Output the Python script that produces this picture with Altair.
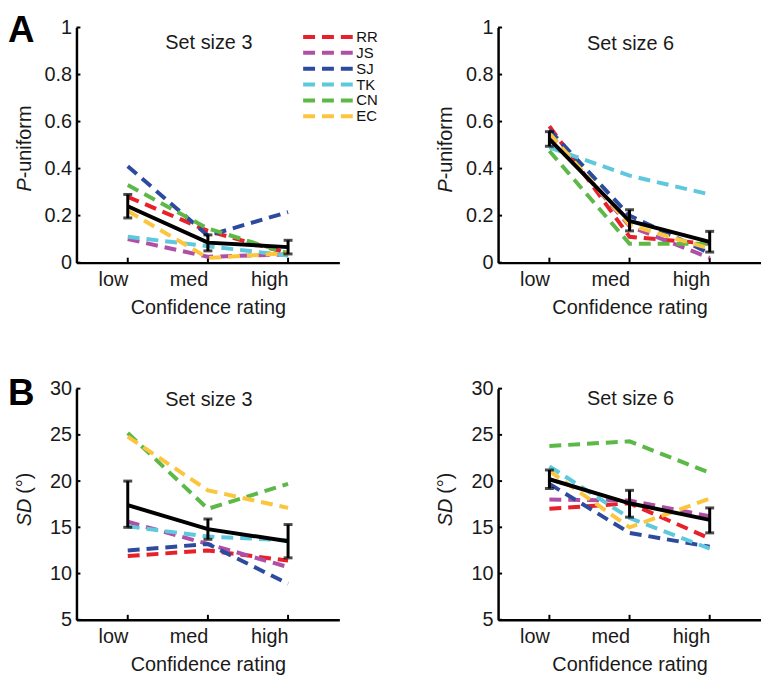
import altair as alt
import pandas as pd

levels = ["low", "med", "high"]
subjects = ["RR", "JS", "SJ", "TK", "CN", "EC"]
colors = ["#e8202a", "#b04fa6", "#2c4b9e", "#5ec8dc", "#5cb847", "#fbc63d"]

# P-uniform, set size 3
pu3 = {
    "RR": [0.28, 0.135, 0.04],
    "JS": [0.10, 0.025, 0.035],
    "SJ": [0.41, 0.115, 0.215],
    "TK": [0.11, 0.07, 0.03],
    "CN": [0.33, 0.145, 0.04],
    "EC": [0.22, 0.02, 0.04],
}
pu3_mean = [0.24, 0.085, 0.066]
pu3_lo = [0.19, 0.05, 0.037]
pu3_hi = [0.29, 0.118, 0.095]

# P-uniform, set size 6
pu6 = {
    "RR": [0.58, 0.11, 0.08],
    "JS": [0.55, 0.155, 0.02],
    "SJ": [0.565, 0.20, 0.04],
    "TK": [0.49, 0.37, 0.29],
    "CN": [0.475, 0.08, 0.08],
    "EC": [0.55, 0.16, 0.06],
}
pu6_mean = [0.525, 0.177, 0.088]
pu6_lo = [0.495, 0.135, 0.045]
pu6_hi = [0.557, 0.225, 0.133]

# SD, set size 3
sd3 = {
    "RR": [11.9, 12.5, 11.4],
    "JS": [15.6, 13.2, 10.7],
    "SJ": [12.5, 13.2, 8.9],
    "TK": [15.1, 14.0, 13.6],
    "CN": [25.2, 17.0, 19.7],
    "EC": [24.8, 19.0, 17.1],
}
sd3_mean = [17.4, 14.8, 13.5]
sd3_lo = [15.0, 13.7, 11.7]
sd3_hi = [20.0, 15.9, 15.3]

# SD, set size 6
sd6 = {
    "RR": [17.0, 17.6, 13.8],
    "JS": [18.0, 17.9, 16.2],
    "SJ": [19.7, 14.4, 12.9],
    "TK": [21.6, 16.0, 12.7],
    "CN": [23.8, 24.3, 20.9],
    "EC": [21.1, 15.0, 18.1],
}
sd6_mean = [20.2, 17.6, 15.8]
sd6_lo = [19.2, 16.1, 14.4]
sd6_hi = [21.2, 19.0, 17.1]

pu_ticks = [0, 0.2, 0.4, 0.6, 0.8, 1]
sd_ticks = [5, 10, 15, 20, 25, 30]

FONT = "Liberation Sans"
W = 265


def panel(vals, mean, lo, hi, ydom, yticks, yfmt, title, yt_it, yt_rest,
          h, title_y, yt_y0, yt_gap, letter=None, letter_y=0, legend=False):
    rows = []
    for s in subjects:
        for i, c in enumerate(levels):
            rows.append({"subject": s, "conf": c, "value": vals[s][i], "o": i})
    df = pd.DataFrame(rows)
    mdf = pd.DataFrame({"conf": levels, "mean": mean, "lo": lo, "hi": hi, "o": [0, 1, 2]})

    xscale = alt.Scale(type="point", padding=0.64)
    yscale = alt.Scale(domain=ydom, nice=False, zero=False)
    X = alt.X("conf:N", sort=levels, scale=xscale,
              axis=alt.Axis(title="Confidence rating", labelAngle=0, ticks=False,
                            labelFontSize=20, titleFontSize=20, labelPadding=7,
                            labelBaseline="top",
                            titlePadding=8, titleFontWeight="normal",
                            domainColor="black", domainWidth=2.5,
                            labelColor="#1a1a1a", titleColor="#1a1a1a",
                            labelFont=FONT, titleFont=FONT))
    Xn = alt.X("conf:N", sort=levels, scale=xscale)

    leg = None
    if legend:
        leg = alt.Legend(orient="none", legendX=246, legendY=2, title=None,
                         symbolType="M-5,0H5", symbolSize=100, symbolStrokeWidth=4,
                         symbolDash=[12, 7], labelFontSize=15, labelOffset=21,
                         rowPadding=-1, labelColor="#111111", padding=0,
                         labelFont=FONT)

    lines = alt.Chart(df).mark_line(strokeDash=[12, 7], strokeWidth=4, strokeCap="butt").encode(
        x=X,
        y=alt.Y("value:Q", scale=yscale,
                axis=alt.Axis(values=yticks, format=yfmt, title=None, ticks=False, grid=False,
                              labelFontSize=20, labelPadding=5, domainColor="black",
                              domainWidth=2.5, labelColor="#1a1a1a", labelFont=FONT)),
        color=alt.Color("subject:N", sort=subjects,
                        scale=alt.Scale(domain=subjects, range=colors), legend=leg),
        order="o:Q",
    )
    mline = alt.Chart(mdf).mark_line(color="black", strokeWidth=4).encode(
        x=Xn, y=alt.Y("mean:Q", scale=yscale), order="o:Q")
    ebar = alt.Chart(mdf).mark_rule(color="black", strokeWidth=3).encode(
        x=Xn, y=alt.Y("lo:Q", scale=yscale), y2="hi:Q")
    cap_lo = alt.Chart(mdf).mark_tick(color="black", thickness=3, size=9, orient="horizontal").encode(
        x=Xn, y=alt.Y("lo:Q", scale=yscale))
    cap_hi = alt.Chart(mdf).mark_tick(color="black", thickness=3, size=9, orient="horizontal").encode(
        x=Xn, y=alt.Y("hi:Q", scale=yscale))

    xt = alt.Chart(pd.DataFrame({"conf": levels})).mark_rule(color="black", strokeWidth=2).encode(
        x=Xn, y=alt.value(h), y2=alt.value(h - 5))
    yt = alt.Chart(pd.DataFrame({"v": yticks})).mark_rule(color="black", strokeWidth=2).encode(
        y=alt.Y("v:Q", scale=yscale), x=alt.value(0), x2=alt.value(4))

    one = pd.DataFrame({"a": [0]})
    ttl = alt.Chart(one).mark_text(fontSize=20, font=FONT, align="center", baseline="alphabetic",
                                   color="#1a1a1a").encode(
        x=alt.value(W / 2 + 1), y=alt.value(title_y), text=alt.value(title))
    yt1 = alt.Chart(one).mark_text(fontSize=20, font=FONT, fontStyle="italic", angle=270,
                                   align="right", baseline="alphabetic", color="#1a1a1a").encode(
        x=alt.value(-46), y=alt.value(yt_y0), text=alt.value(yt_it))
    yt2 = alt.Chart(one).mark_text(fontSize=20, font=FONT, angle=270,
                                   align="left", baseline="alphabetic", color="#1a1a1a").encode(
        x=alt.value(-46), y=alt.value(yt_y0 - yt_gap), text=alt.value(yt_rest))

    layers = [xt, yt, lines, mline, ebar, cap_lo, cap_hi, ttl, yt1, yt2]
    if letter:
        lab = alt.Chart(one).mark_text(fontSize=37, font=FONT, fontWeight="bold", align="left",
                                       baseline="alphabetic", color="black").encode(
            x=alt.value(-69), y=alt.value(letter_y), text=alt.value(letter))
        layers.append(lab)
        # invisible spacer fixing the top edge of the drawing
        spacer = alt.Chart(one).mark_rule(strokeWidth=1, opacity=0, color="white").encode(
            x=alt.value(0), x2=alt.value(1), y=alt.value(-16.5), y2=alt.value(-16.5))
        layers.append(spacer)
    return alt.layer(*layers).properties(width=W, height=h)


p1 = panel(pu3, pu3_mean, pu3_lo, pu3_hi, [0, 1], pu_ticks, ".1~f", "Set size 3",
           "P", "-uniform", 237, 22, 152, 0, letter="A", letter_y=15, legend=True)
p2 = panel(pu6, pu6_mean, pu6_lo, pu6_hi, [0, 1], pu_ticks, ".1~f", "Set size 6",
           "P", "-uniform", 237, 23, 153, 0)
p3 = panel(sd3, sd3_mean, sd3_lo, sd3_hi, [5, 30], sd_ticks, "d", "Set size 3",
           "SD", "(°)", 233, 18, 111, 5, letter="B", letter_y=16)
p4 = panel(sd6, sd6_mean, sd6_lo, sd6_hi, [5, 30], sd_ticks, "d", "Set size 6",
           "SD", "(°)", 233, 17, 111, 5)

chart = alt.concat(
    p1, p2, p3, p4, columns=2,
    spacing=alt.RowColnumber(row=127, column=160),
    bounds="flush",
).resolve_scale(color="independent").properties(
    padding=0, background="white"
).configure_view(strokeWidth=0).configure_axis(grid=False)

chart.save("out.html", embed_options={"renderer": "svg", "actions": False})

● **PROBLEM REQUIREMENTS**:
The lines from the top of the data above through the one holding "pu6_hi = [0.557, 0.225, 0.133]" are to be repeated exactly, and only those, with no pictures.

● **CORRECT RESPONSE**:
Output the Python script that produces this picture with Altair.
import altair as alt
import pandas as pd

levels = ["low", "med", "high"]
subjects = ["RR", "JS", "SJ", "TK", "CN", "EC"]
colors = ["#e8202a", "#b04fa6", "#2c4b9e", "#5ec8dc", "#5cb847", "#fbc63d"]

# P-uniform, set size 3
pu3 = {
    "RR": [0.28, 0.135, 0.04],
    "JS": [0.10, 0.025, 0.035],
    "SJ": [0.41, 0.115, 0.215],
    "TK": [0.11, 0.07, 0.03],
    "CN": [0.33, 0.145, 0.04],
    "EC": [0.22, 0.02, 0.04],
}
pu3_mean = [0.24, 0.085, 0.066]
pu3_lo = [0.19, 0.05, 0.037]
pu3_hi = [0.29, 0.118, 0.095]

# P-uniform, set size 6
pu6 = {
    "RR": [0.58, 0.11, 0.08],
    "JS": [0.55, 0.155, 0.02],
    "SJ": [0.565, 0.20, 0.04],
    "TK": [0.49, 0.37, 0.29],
    "CN": [0.475, 0.08, 0.08],
    "EC": [0.55, 0.16, 0.06],
}
pu6_mean = [0.525, 0.177, 0.088]
pu6_lo = [0.495, 0.135, 0.045]
pu6_hi = [0.557, 0.225, 0.133]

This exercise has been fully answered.